Close-space sublimation as a versatile deposition process for efficient perovskite silicon tandem solar cells

The envisaged breakthrough of perovskite photovoltaic technologies demands rapid advances in scalable and robust high-throughput fabrication methods. Here we present close-space sublimation (CSS) as a vacuum-based, industrially relevant deposition method for the conversion of sublimed PbI$_2$ inorganic scaffolds into high-quality wide-bandgap perovskite absorbers (MAPb(I$_{0.79}$Br$_{0.21}$)$_3$, 1.64 eV), employing a reusable mixed-halide organic source for stable bandgap control. We provide mechanistic insights into the substitution-reaction-limited CSS process and achieve power conversion efficiencies (PCEs) of up to 18.5% for fully vacuum-processed p–i–n single-junction devices.

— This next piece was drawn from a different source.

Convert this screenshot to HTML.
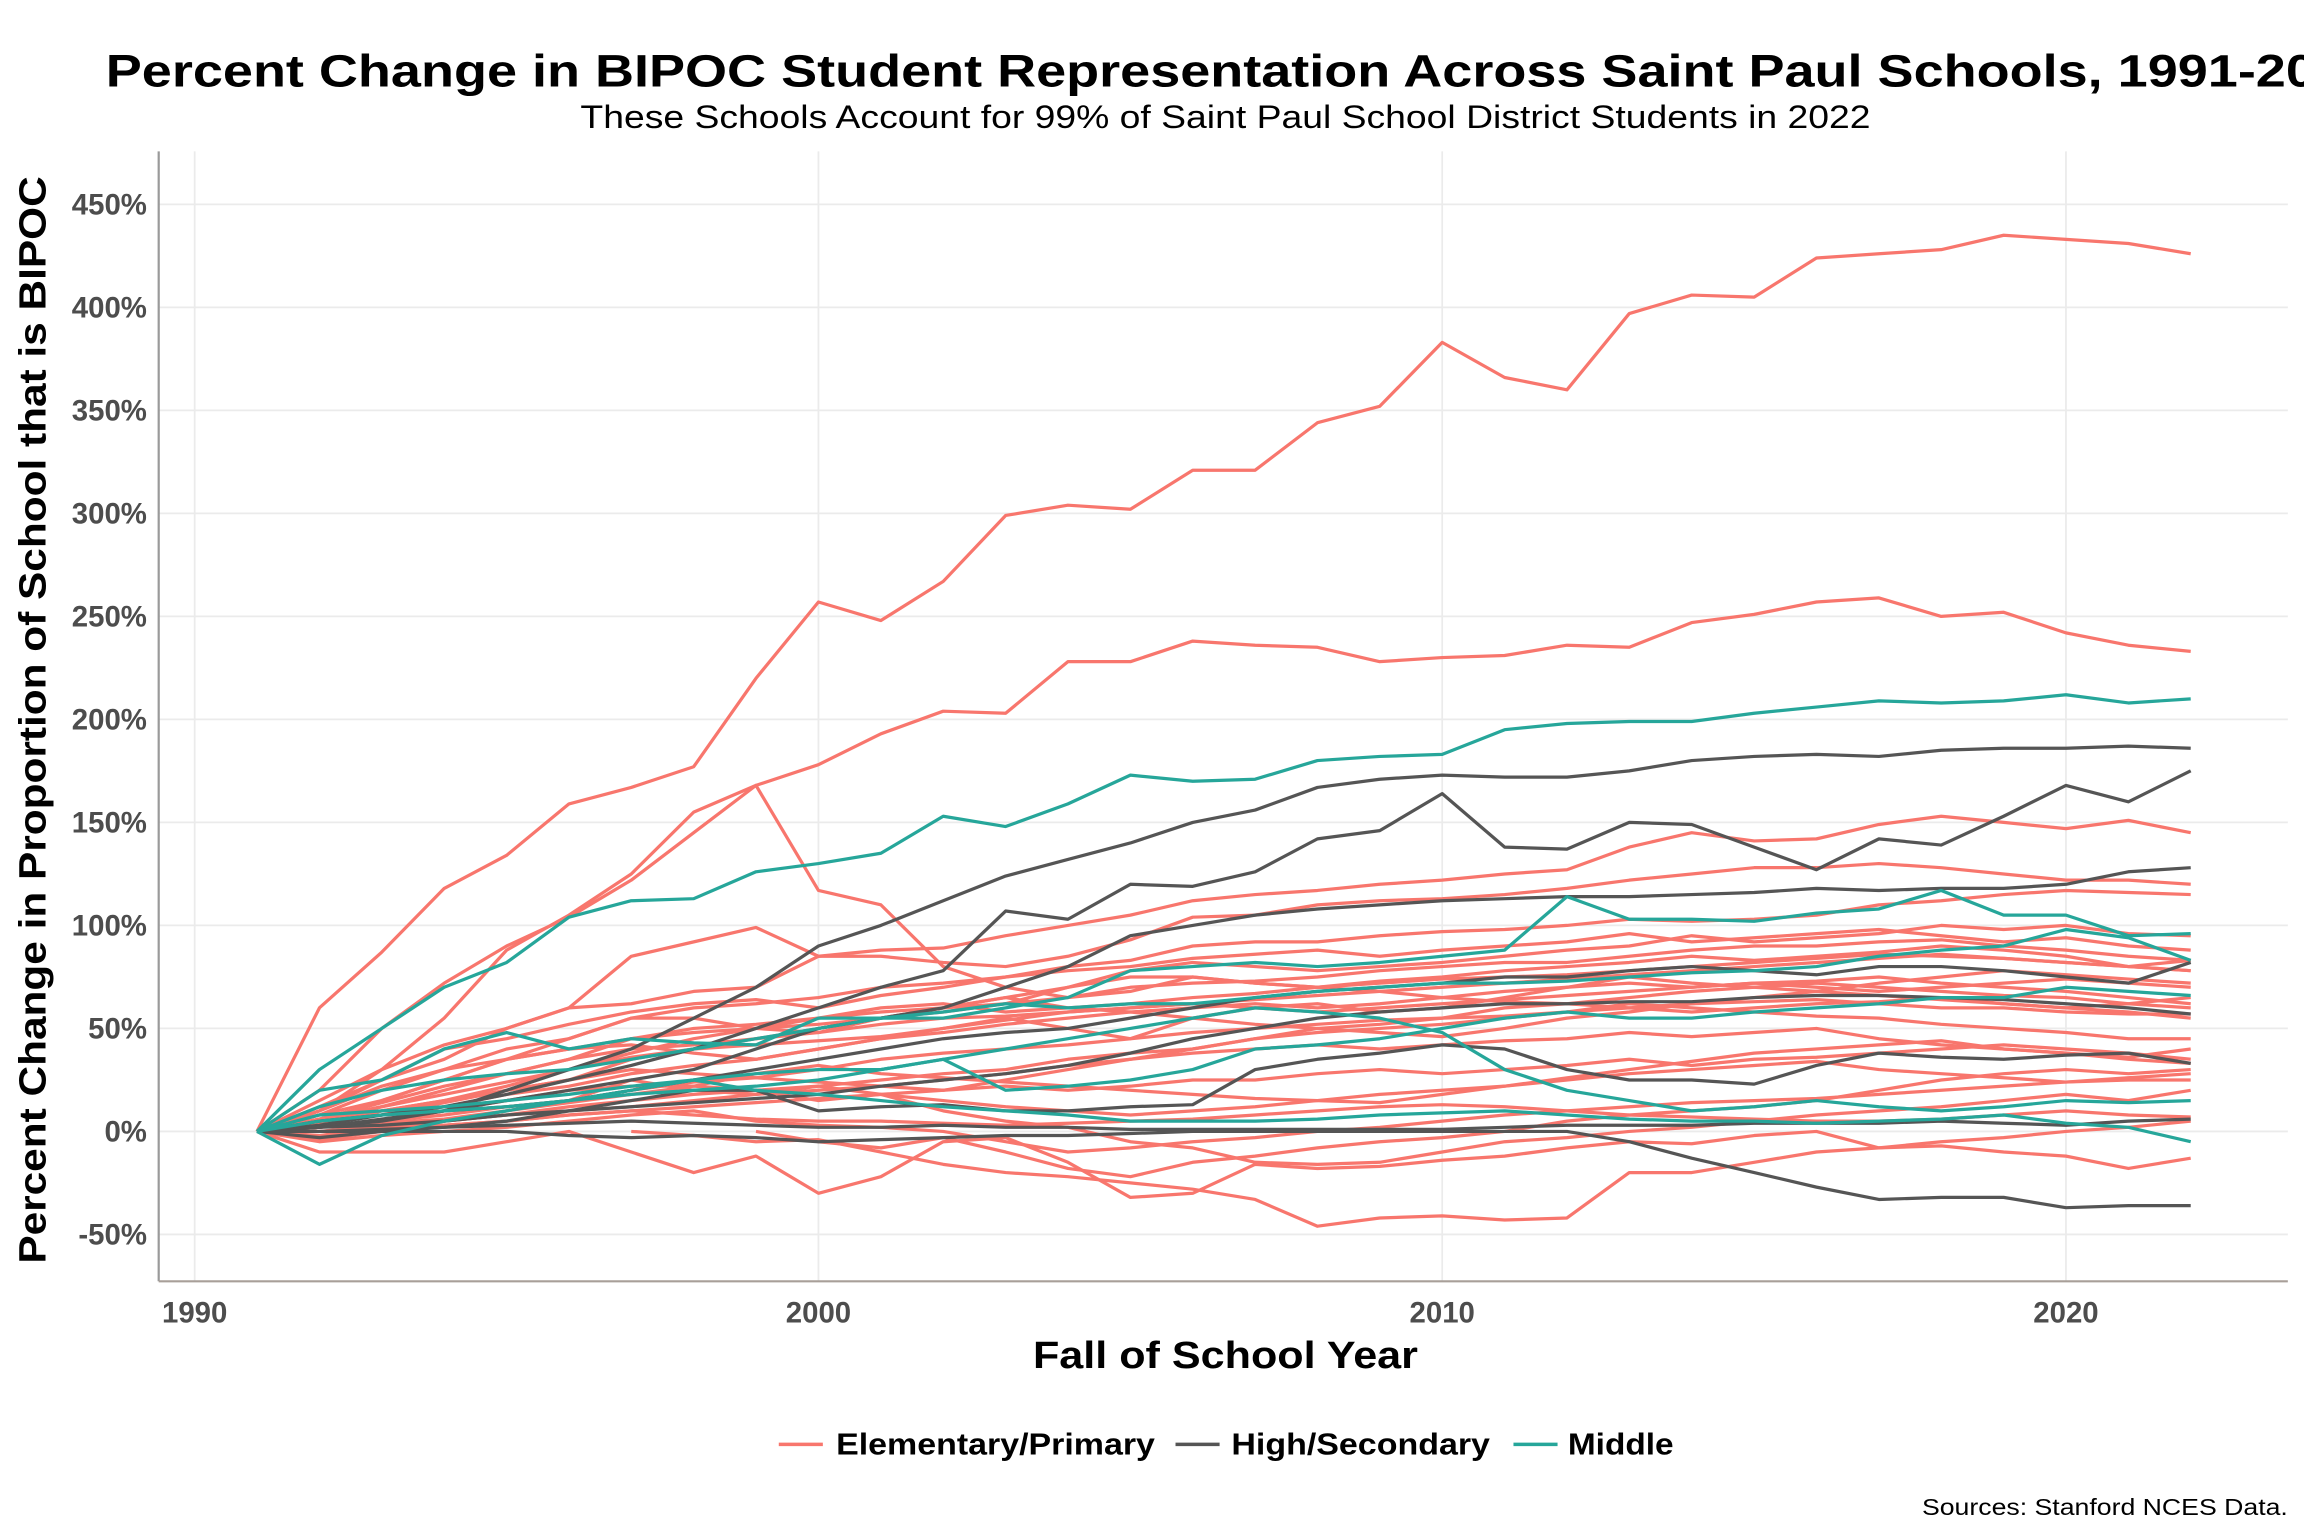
<!DOCTYPE html>
<html><head><meta charset="utf-8"><style>
html,body{margin:0;padding:0;background:#fff;}
svg{display:block;}
text{font-family:"Liberation Sans",Arial,sans-serif;}
</style></head><body>
<svg id="chart" width="2304" height="1536" viewBox="0 0 1568 1045.33" xmlns="http://www.w3.org/2000/svg">
<rect x="0" y="0" width="1568" height="1046" fill="#fff"/>
<g id="grid"></g>
<g id="lines"></g>
<line x1="108" y1="103" x2="108" y2="872" stroke="#9a9a9a" stroke-width="1.5"/>
<line x1="108" y1="872" x2="1557" y2="872" stroke="#a89f99" stroke-width="1.5"/>
<g id="yticks"></g>
<g id="xticks"></g>
<text x="72" y="59" font-size="31" font-weight="bold" fill="#000" textLength="1545" lengthAdjust="spacingAndGlyphs">Percent Change in BIPOC Student Representation Across Saint Paul Schools, 1991-2022</text>
<text x="395" y="87" font-size="22" fill="#000" textLength="878" lengthAdjust="spacingAndGlyphs">These Schools Account for 99% of Saint Paul School District Students in 2022</text>
<text x="703" y="931" font-size="26" font-weight="bold" fill="#000" textLength="262" lengthAdjust="spacingAndGlyphs">Fall of School Year</text>
<text transform="translate(31,860) rotate(-90)" font-size="26" font-weight="bold" fill="#000" textLength="740" lengthAdjust="spacingAndGlyphs">Percent Change in Proportion of School that is BIPOC</text>
<g>
<g><line x1="530" y1="983" x2="560" y2="983" stroke="#F8766D" stroke-width="2.4"/><text x="569" y="990" font-size="21" font-weight="bold" textLength="217" lengthAdjust="spacingAndGlyphs">Elementary/Primary</text></g>
<g><line x1="800" y1="983" x2="830" y2="983" stroke="#555555" stroke-width="2.4"/><text x="838" y="990" font-size="21" font-weight="bold" textLength="176" lengthAdjust="spacingAndGlyphs">High/Secondary</text></g>
<g><line x1="1030" y1="983" x2="1060" y2="983" stroke="#26A69A" stroke-width="2.4"/><text x="1067" y="990" font-size="21" font-weight="bold" textLength="72" lengthAdjust="spacingAndGlyphs">Middle</text></g>
</g>
<text x="1308" y="1031" font-size="16" fill="#000" textLength="249" lengthAdjust="spacingAndGlyphs">Sources: Stanford NCES Data.</text>
</svg>
<script>
const years = [1991,1992,1993,1994,1995,1996,1997,1998,1999,2000,2001,2002,2003,2004,2005,2006,2007,2008,2009,2010,2011,2012,2013,2014,2015,2016,2017,2018,2019,2020,2021,2022];
const yTicks = [-50,0,50,100,150,200,250,300,350,400,450];
const xTicks = [1990,2000,2010,2020];
const N = null;
const elementary = [
[0,60,87,118,134,159,167,177,220,257,248,267,299,304,302,321,321,344,352,383,366,360,397,406,405,424,426,428,435,433,431,426],
[0,10,30,55,88,105,125,155,168,178,193,204,203,228,228,238,236,235,228,230,231,236,235,247,251,257,259,250,252,242,236,233],
[0,20,50,72,90,104,122,145,168,117,110,80,70,65,68,75,72,70,68,65,63,62,60,62,63,64,62,60,60,58,57,57],
[0,15,30,42,50,60,62,68,70,85,88,89,95,100,105,112,115,117,120,122,125,127,138,145,141,142,149,153,150,147,151,145],
[0,10,25,35,50,60,85,92,99,85,85,82,80,85,93,104,105,110,112,113,115,118,122,125,128,128,130,128,125,122,122,120],
[0,8,20,30,40,45,55,60,62,65,70,72,75,80,83,90,92,92,95,97,98,100,103,102,103,105,110,112,115,117,116,115],
[0,5,12,20,28,35,45,50,52,55,58,60,62,70,78,82,80,78,80,82,85,88,90,95,92,94,96,100,98,100,96,95],
[0,3,10,15,20,25,35,40,45,50,55,60,65,70,75,75,72,70,73,75,78,80,82,85,83,85,87,90,88,85,80,78],
[0,5,8,12,18,22,28,32,35,40,45,48,52,55,58,60,62,60,62,65,68,70,72,70,72,73,75,72,70,68,65,62],
[0,2,5,8,12,15,20,24,26,30,35,38,40,42,45,48,50,52,54,55,56,58,60,58,60,62,63,65,62,60,58,55],
[0,0,3,5,8,10,12,15,18,20,22,25,28,32,35,38,40,42,40,42,44,45,48,46,48,50,45,42,40,38,35,33],
[0,-3,0,3,5,8,10,12,14,16,18,20,22,20,22,25,25,28,30,28,30,32,35,32,35,36,38,40,42,40,38,35],
[0,-5,-2,0,2,5,8,10,5,3,2,0,-5,-10,-8,-5,-3,0,2,5,8,10,12,14,15,16,18,20,22,24,25,25],
[0,-10,-10,-10,-5,0,-10,-20,-12,-30,-22,-5,-3,-15,-32,-30,-16,-18,-17,-14,-12,-8,-5,-6,-2,0,-8,-7,-10,-12,-18,-13],
[N,N,N,N,N,N,0,-2,-5,-4,-10,-16,-20,-22,-25,-28,-33,-46,-42,-41,-43,-42,-20,-20,-15,-10,-8,-5,-3,0,2,5],
[0,2,5,10,15,20,22,22,20,15,18,10,5,2,-5,-8,-15,-16,-15,-10,-5,-3,0,2,5,8,10,12,15,18,15,20],
[0,3,15,25,35,45,55,55,50,48,55,60,65,60,58,55,52,50,52,55,60,62,65,68,70,72,70,68,66,65,62,60],
[0,5,10,15,22,30,38,45,50,55,60,62,58,60,62,65,67,70,72,74,75,76,78,80,82,84,86,85,84,82,80,83],
[0,-2,2,5,10,15,25,20,18,22,25,28,30,35,38,40,45,48,50,52,55,58,62,60,58,56,55,52,50,48,45,45],
[0,0,2,3,5,8,10,8,6,5,5,4,3,4,5,6,8,10,12,13,12,10,8,7,6,5,5,6,8,10,8,7],
[0,10,22,30,35,40,45,48,50,52,55,58,62,65,70,72,73,75,78,80,82,82,85,88,90,90,92,93,90,88,85,83],
[0,6,14,22,28,35,40,42,45,48,52,55,56,58,60,62,60,58,60,62,64,66,68,70,72,70,68,70,72,74,72,70],
[N,N,N,N,N,N,N,N,0,-5,-8,-3,-10,-18,-22,-15,-12,-8,-5,-3,0,5,8,10,12,15,20,25,28,30,28,30],
[0,4,8,14,20,25,30,28,26,24,22,20,25,30,35,40,45,50,48,46,50,55,58,62,65,68,66,64,62,60,62,65],
[0,2,4,6,10,14,18,22,28,32,28,26,24,22,20,18,16,15,14,18,22,26,30,34,38,40,42,44,40,38,36,40],
[0,12,25,40,45,52,58,62,64,60,66,70,75,78,80,84,86,88,85,88,90,92,96,92,94,96,98,95,92,94,90,88],
[0,8,15,25,35,40,42,38,35,40,45,50,55,50,45,55,60,62,58,60,65,70,75,72,70,68,72,75,78,76,74,72],
[0,-4,0,5,8,12,15,18,20,22,18,15,12,10,8,10,12,15,18,20,22,25,28,30,32,34,30,28,26,24,26,28],
[0,6,12,18,24,30,36,40,42,44,46,50,54,58,60,62,64,66,68,70,72,74,76,78,80,82,84,86,84,82,80,78]
];
const high = [
[0,2,5,10,20,30,40,55,70,90,100,112,124,132,140,150,156,167,171,173,172,172,175,180,182,183,182,185,186,186,187,186],
[0,3,8,12,18,25,32,40,50,60,70,78,107,103,120,119,126,142,146,164,138,137,150,149,138,127,142,139,153,168,160,175],
[0,2,6,10,15,20,25,30,40,50,55,60,70,80,95,100,105,108,110,112,113,114,114,115,116,118,117,118,118,120,126,128],
[0,0,0,0,0,-2,-3,-2,-3,-5,-4,-3,-2,-2,-1,0,0,0,0,0,0,0,-5,-13,-20,-27,-33,-32,-32,-37,-36,-36],
[0,5,8,10,12,15,20,25,30,35,40,45,48,50,55,60,65,68,70,72,75,75,78,80,78,76,80,80,78,75,72,82],
[0,2,3,5,8,10,12,14,16,18,22,25,28,32,38,45,50,55,58,60,62,62,63,63,65,66,66,65,64,62,60,57],
[0,-3,0,2,5,10,15,20,20,10,12,13,10,10,12,13,30,35,38,42,40,30,25,25,23,32,38,36,35,37,38,33],
[0,0,1,2,3,4,5,4,3,2,2,3,2,2,1,1,1,1,1,1,2,3,3,3,4,4,4,5,4,3,5,6]
];
const middle = [
[0,30,50,70,82,104,112,113,126,130,135,153,148,159,173,170,171,180,182,183,195,198,199,199,203,206,209,208,209,212,208,210],
[0,20,25,40,48,40,45,43,42,55,55,55,60,65,78,80,82,80,82,85,88,114,103,103,102,106,108,117,105,105,95,96],
[0,-16,-2,5,10,15,20,25,28,30,30,35,40,45,50,55,60,58,55,48,30,20,15,10,12,15,12,10,12,15,14,15],
[0,12,20,25,28,30,35,40,45,50,55,58,62,60,62,62,65,68,70,72,72,73,75,77,78,80,85,88,90,98,94,83],
[0,5,8,10,12,15,18,20,22,25,30,35,20,22,25,30,40,42,45,50,55,58,55,55,58,60,62,65,65,70,68,66],
[0,8,10,12,15,18,22,25,20,18,15,12,10,8,5,5,5,6,8,9,10,8,6,5,5,4,5,6,8,4,2,-5]
];
const NS='http://www.w3.org/2000/svg';
function xs(yr){return 557+(yr-2000)*42.45;}
function ys(v){return 770-v*1.402;}
function mk(t,a,p){const e=document.createElementNS(NS,t);for(const k in a)e.setAttribute(k,a[k]);p.appendChild(e);return e;}
const grid=document.getElementById('grid');
yTicks.forEach(v=>{const l=mk('line',{x1:108,x2:1557,y1:ys(v),y2:ys(v),stroke:'#ebebeb','stroke-width':1.2},grid);

});
xTicks.forEach(v=>{const l=mk('line',{x1:xs(v),x2:xs(v),y1:103,y2:872,stroke:'#ebebeb','stroke-width':1.2},grid);

});
const yt=document.getElementById('yticks');
yTicks.forEach(v=>{const t=mk('text',{x:100,y:ys(v)+7,'font-size':20,'font-weight':'bold','text-anchor':'end',fill:'#4d4d4d'},yt);t.textContent=v+'%';

});
const xt=document.getElementById('xticks');
xTicks.forEach(v=>{const t=mk('text',{x:xs(v),y:900,'font-size':20,'font-weight':'bold','text-anchor':'middle',fill:'#4d4d4d'},xt);t.textContent=v;

});
const lg=document.getElementById('lines');
function draw(arr,color,name){arr.forEach(s=>{let d='';let pen=false;s.forEach((v,i)=>{if(v===null){pen=false;return;}d+=(pen?'L':'M')+xs(years[i]).toFixed(1)+','+ys(v).toFixed(1);pen=true;});
const p=mk('path',{d:d,fill:'none',stroke:color,'stroke-width':2.2,'stroke-linejoin':'round'},lg);

});}
draw(elementary,'#F8766D','elementary-school-line');
draw(high,'#555555','high-school-line');
draw(middle,'#26A69A','middle-school-line');
</script>
</body></html>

Monolithic integration in tandem solar cells onto planar, nano- and micro-textured silicon bottom cells reveals consistent optoelectronic and morphological properties across all configurations without requiring adjustments of deposition parameters, as corroborated by comprehensive characterization techniques. The resulting perovskite/silicon tandem solar cells reach PCEs up to 24.3%, with minimal variation across the different bottom cells. Our findings highlight the broad process window and versatility of CSS, positioning it as an industry-suitable deposition method for solvent-free high-throughput fabrication.